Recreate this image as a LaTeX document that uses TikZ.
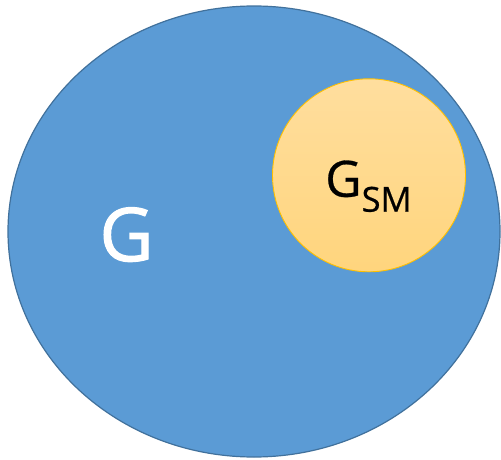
\documentclass[tikz,border=0pt]{standalone}
\usepackage{fontspec}
\setmainfont{Open Sans}
\newfontfamily\gfont[FakeBold=1.6]{Open Sans}
\newfontfamily\smfont[FakeBold=0.6]{Open Sans}
\definecolor{gblue}{RGB}{91,155,213}
\definecolor{gblueline}{RGB}{65,113,156}
\definecolor{smtop}{RGB}{255,222,158}
\definecolor{smbot}{RGB}{255,213,125}
\definecolor{smline}{RGB}{255,192,0}
\begin{document}
\begin{tikzpicture}[x=1pt,y=1pt,
  bigset/.style={draw=gblueline,line width=1.2pt,fill=gblue},
  subset/.style={draw=smline,line width=0.9pt,top color=smtop,bottom color=smbot}]
\useasboundingbox (0,0) rectangle (501,459);
\draw[bigset] (254,227.5) ellipse [x radius=246,y radius=225.5];
\draw[subset] (369,283.7) circle [radius=96.5];
\node[anchor=base,text=white,inner sep=0pt] (g) at (126.5,198) {\gfont\fontsize{74}{74}\selectfont G};
\node[anchor=base,text=black,inner sep=0pt] (gsm) at (368.5,262.3) {\smfont\fontsize{50}{50}\selectfont G\raisebox{-15pt}{\fontsize{34.5}{34.5}\selectfont SM}};
\end{tikzpicture}
\end{document}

Problem statement -> Copy the listing exactly. Any image in it stays out of the copy.

Answer to the exercise ->
Recreate this image as a LaTeX document that uses TikZ.
\documentclass[tikz,border=0pt]{standalone}
\usepackage{fontspec}
\setmainfont{Open Sans}
\newfontfamily\gfont[FakeBold=1.6]{Open Sans}
\newfontfamily\smfont[FakeBold=0.6]{Open Sans}
\definecolor{gblue}{RGB}{91,155,213}
\definecolor{gblueline}{RGB}{65,113,156}
\definecolor{smtop}{RGB}{255,222,158}
\definecolor{smbot}{RGB}{255,213,125}
\definecolor{smline}{RGB}{255,192,0}
\begin{document}
\begin{tikzpicture}[x=1pt,y=1pt,
  bigset/.style={draw=gblueline,line width=1.2pt,fill=gblue},
  subset/.style={draw=smline,line width=0.9pt,top color=smtop,bottom color=smbot}]
\useasboundingbox (0,0) rectangle (501,459);
\draw[bigset] (254,227.5) ellipse [x radius=246,y radius=225.5];
\draw[subset] (369,283.7) circle [radius=96.5];
\node[anchor=base,text=white,inner sep=0pt] (g) at (126.5,198) {\gfont\fontsize{74}{74}\selectfont G};
\node[anchor=base,text=black,inner sep=0pt] (gsm) at (368.5,262.3) {\smfont\fontsize{50}{50}\selectfont G\raisebox{-15pt}{\fontsize{34.5}{34.5}\selectfont SM}};
\end{tikzpicture}
\end{document}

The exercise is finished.